» **Task details**:
Word for word, give the material below again, minus any images.

» **Given data**:
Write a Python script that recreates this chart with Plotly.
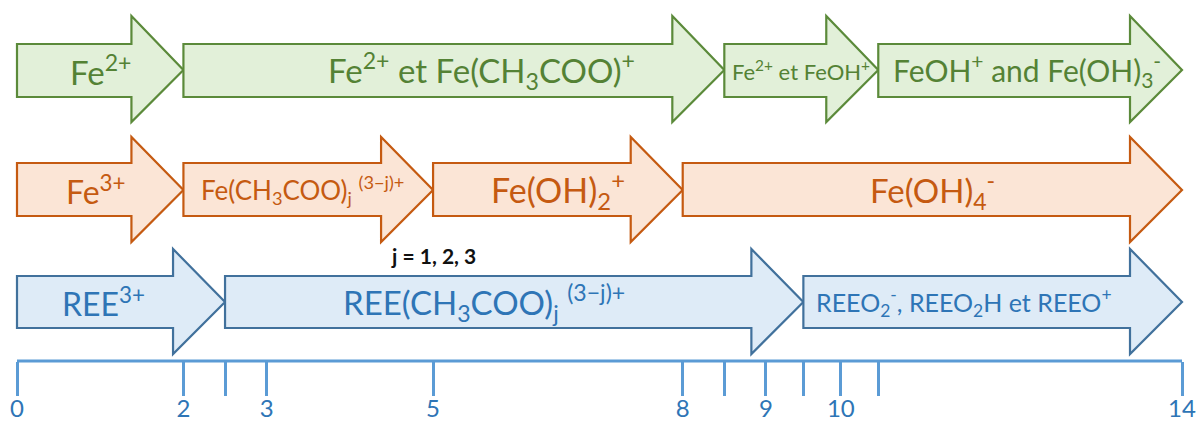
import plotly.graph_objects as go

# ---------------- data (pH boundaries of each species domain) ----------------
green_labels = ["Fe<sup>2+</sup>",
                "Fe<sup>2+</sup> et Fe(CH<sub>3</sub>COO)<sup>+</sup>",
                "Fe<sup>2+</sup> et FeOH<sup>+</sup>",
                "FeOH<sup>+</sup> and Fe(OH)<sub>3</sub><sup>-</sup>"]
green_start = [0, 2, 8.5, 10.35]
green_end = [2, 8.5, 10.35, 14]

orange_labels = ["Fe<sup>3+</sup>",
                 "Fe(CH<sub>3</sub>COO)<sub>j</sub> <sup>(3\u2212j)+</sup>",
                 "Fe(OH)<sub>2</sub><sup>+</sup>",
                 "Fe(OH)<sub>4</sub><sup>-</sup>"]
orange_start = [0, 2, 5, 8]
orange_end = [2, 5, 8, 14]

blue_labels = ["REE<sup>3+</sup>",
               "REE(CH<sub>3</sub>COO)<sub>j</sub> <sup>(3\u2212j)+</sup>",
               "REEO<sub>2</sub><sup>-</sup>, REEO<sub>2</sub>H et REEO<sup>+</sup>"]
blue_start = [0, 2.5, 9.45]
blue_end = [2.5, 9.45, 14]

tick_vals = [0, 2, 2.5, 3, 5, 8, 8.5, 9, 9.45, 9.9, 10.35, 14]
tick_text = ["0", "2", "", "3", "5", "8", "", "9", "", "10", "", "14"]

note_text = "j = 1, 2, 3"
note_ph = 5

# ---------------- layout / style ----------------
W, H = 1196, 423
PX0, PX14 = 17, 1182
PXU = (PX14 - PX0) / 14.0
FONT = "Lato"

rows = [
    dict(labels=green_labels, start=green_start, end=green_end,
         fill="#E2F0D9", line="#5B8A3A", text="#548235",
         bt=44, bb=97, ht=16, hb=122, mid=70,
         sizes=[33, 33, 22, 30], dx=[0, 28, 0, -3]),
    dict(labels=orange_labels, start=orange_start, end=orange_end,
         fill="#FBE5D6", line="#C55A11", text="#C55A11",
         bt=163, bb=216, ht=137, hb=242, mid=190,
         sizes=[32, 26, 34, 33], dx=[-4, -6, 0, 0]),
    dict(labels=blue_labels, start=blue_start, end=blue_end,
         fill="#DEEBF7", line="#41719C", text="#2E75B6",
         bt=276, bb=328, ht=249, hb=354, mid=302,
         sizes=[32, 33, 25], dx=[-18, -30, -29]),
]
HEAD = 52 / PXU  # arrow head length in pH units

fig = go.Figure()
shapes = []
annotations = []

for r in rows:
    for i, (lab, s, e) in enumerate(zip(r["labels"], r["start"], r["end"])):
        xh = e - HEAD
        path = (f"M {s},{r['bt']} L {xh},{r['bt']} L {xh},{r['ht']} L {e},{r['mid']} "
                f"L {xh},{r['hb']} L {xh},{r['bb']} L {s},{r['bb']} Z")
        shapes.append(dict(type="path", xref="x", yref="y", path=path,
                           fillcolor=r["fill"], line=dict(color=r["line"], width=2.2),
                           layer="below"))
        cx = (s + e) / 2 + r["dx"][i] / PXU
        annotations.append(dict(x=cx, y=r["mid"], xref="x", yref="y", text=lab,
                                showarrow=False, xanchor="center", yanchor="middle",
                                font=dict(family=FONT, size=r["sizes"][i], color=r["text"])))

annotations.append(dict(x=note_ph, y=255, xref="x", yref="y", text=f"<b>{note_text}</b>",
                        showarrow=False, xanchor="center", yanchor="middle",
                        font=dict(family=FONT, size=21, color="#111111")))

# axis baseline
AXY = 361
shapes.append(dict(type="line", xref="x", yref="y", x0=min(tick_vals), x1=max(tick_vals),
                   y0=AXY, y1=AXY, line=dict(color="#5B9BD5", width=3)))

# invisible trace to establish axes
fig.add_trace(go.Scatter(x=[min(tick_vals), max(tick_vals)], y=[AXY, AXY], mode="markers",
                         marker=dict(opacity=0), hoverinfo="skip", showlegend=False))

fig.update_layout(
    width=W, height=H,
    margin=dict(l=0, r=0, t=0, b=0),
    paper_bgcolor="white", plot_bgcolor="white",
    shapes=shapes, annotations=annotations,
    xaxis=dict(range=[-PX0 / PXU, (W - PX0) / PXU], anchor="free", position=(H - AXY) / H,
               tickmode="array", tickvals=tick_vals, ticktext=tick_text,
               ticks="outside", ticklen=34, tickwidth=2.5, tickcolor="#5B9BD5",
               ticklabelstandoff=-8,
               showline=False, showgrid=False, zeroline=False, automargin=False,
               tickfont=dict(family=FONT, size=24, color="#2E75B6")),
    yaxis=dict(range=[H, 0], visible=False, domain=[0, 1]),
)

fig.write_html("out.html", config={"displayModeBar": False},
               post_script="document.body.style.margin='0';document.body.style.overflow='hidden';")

» **In response**:
Write a Python script that recreates this chart with Plotly.
import plotly.graph_objects as go

# ---------------- data (pH boundaries of each species domain) ----------------
green_labels = ["Fe<sup>2+</sup>",
                "Fe<sup>2+</sup> et Fe(CH<sub>3</sub>COO)<sup>+</sup>",
                "Fe<sup>2+</sup> et FeOH<sup>+</sup>",
                "FeOH<sup>+</sup> and Fe(OH)<sub>3</sub><sup>-</sup>"]
green_start = [0, 2, 8.5, 10.35]
green_end = [2, 8.5, 10.35, 14]

orange_labels = ["Fe<sup>3+</sup>",
                 "Fe(CH<sub>3</sub>COO)<sub>j</sub> <sup>(3\u2212j)+</sup>",
                 "Fe(OH)<sub>2</sub><sup>+</sup>",
                 "Fe(OH)<sub>4</sub><sup>-</sup>"]
orange_start = [0, 2, 5, 8]
orange_end = [2, 5, 8, 14]

blue_labels = ["REE<sup>3+</sup>",
               "REE(CH<sub>3</sub>COO)<sub>j</sub> <sup>(3\u2212j)+</sup>",
               "REEO<sub>2</sub><sup>-</sup>, REEO<sub>2</sub>H et REEO<sup>+</sup>"]
blue_start = [0, 2.5, 9.45]
blue_end = [2.5, 9.45, 14]

tick_vals = [0, 2, 2.5, 3, 5, 8, 8.5, 9, 9.45, 9.9, 10.35, 14]
tick_text = ["0", "2", "", "3", "5", "8", "", "9", "", "10", "", "14"]

note_text = "j = 1, 2, 3"
note_ph = 5

# ---------------- layout / style ----------------
W, H = 1196, 423
PX0, PX14 = 17, 1182
PXU = (PX14 - PX0) / 14.0
FONT = "Lato"

rows = [
    dict(labels=green_labels, start=green_start, end=green_end,
         fill="#E2F0D9", line="#5B8A3A", text="#548235",
         bt=44, bb=97, ht=16, hb=122, mid=70,
         sizes=[33, 33, 22, 30], dx=[0, 28, 0, -3]),
    dict(labels=orange_labels, start=orange_start, end=orange_end,
         fill="#FBE5D6", line="#C55A11", text="#C55A11",
         bt=163, bb=216, ht=137, hb=242, mid=190,
         sizes=[32, 26, 34, 33], dx=[-4, -6, 0, 0]),
    dict(labels=blue_labels, start=blue_start, end=blue_end,
         fill="#DEEBF7", line="#41719C", text="#2E75B6",
         bt=276, bb=328, ht=249, hb=354, mid=302,
         sizes=[32, 33, 25], dx=[-18, -30, -29]),
]
HEAD = 52 / PXU  # arrow head length in pH units

fig = go.Figure()
shapes = []
annotations = []

for r in rows:
    for i, (lab, s, e) in enumerate(zip(r["labels"], r["start"], r["end"])):
        xh = e - HEAD
        path = (f"M {s},{r['bt']} L {xh},{r['bt']} L {xh},{r['ht']} L {e},{r['mid']} "
                f"L {xh},{r['hb']} L {xh},{r['bb']} L {s},{r['bb']} Z")
        shapes.append(dict(type="path", xref="x", yref="y", path=path,
                           fillcolor=r["fill"], line=dict(color=r["line"], width=2.2),
                           layer="below"))
        cx = (s + e) / 2 + r["dx"][i] / PXU
        annotations.append(dict(x=cx, y=r["mid"], xref="x", yref="y", text=lab,
                                showarrow=False, xanchor="center", yanchor="middle",
                                font=dict(family=FONT, size=r["sizes"][i], color=r["text"])))

annotations.append(dict(x=note_ph, y=255, xref="x", yref="y", text=f"<b>{note_text}</b>",
                        showarrow=False, xanchor="center", yanchor="middle",
                        font=dict(family=FONT, size=21, color="#111111")))

# axis baseline
AXY = 361
shapes.append(dict(type="line", xref="x", yref="y", x0=min(tick_vals), x1=max(tick_vals),
                   y0=AXY, y1=AXY, line=dict(color="#5B9BD5", width=3)))

# invisible trace to establish axes
fig.add_trace(go.Scatter(x=[min(tick_vals), max(tick_vals)], y=[AXY, AXY], mode="markers",
                         marker=dict(opacity=0), hoverinfo="skip", showlegend=False))

fig.update_layout(
    width=W, height=H,
    margin=dict(l=0, r=0, t=0, b=0),
    paper_bgcolor="white", plot_bgcolor="white",
    shapes=shapes, annotations=annotations,
    xaxis=dict(range=[-PX0 / PXU, (W - PX0) / PXU], anchor="free", position=(H - AXY) / H,
               tickmode="array", tickvals=tick_vals, ticktext=tick_text,
               ticks="outside", ticklen=34, tickwidth=2.5, tickcolor="#5B9BD5",
               ticklabelstandoff=-8,
               showline=False, showgrid=False, zeroline=False, automargin=False,
               tickfont=dict(family=FONT, size=24, color="#2E75B6")),
    yaxis=dict(range=[H, 0], visible=False, domain=[0, 1]),
)

fig.write_html("out.html", config={"displayModeBar": False},
               post_script="document.body.style.margin='0';document.body.style.overflow='hidden';")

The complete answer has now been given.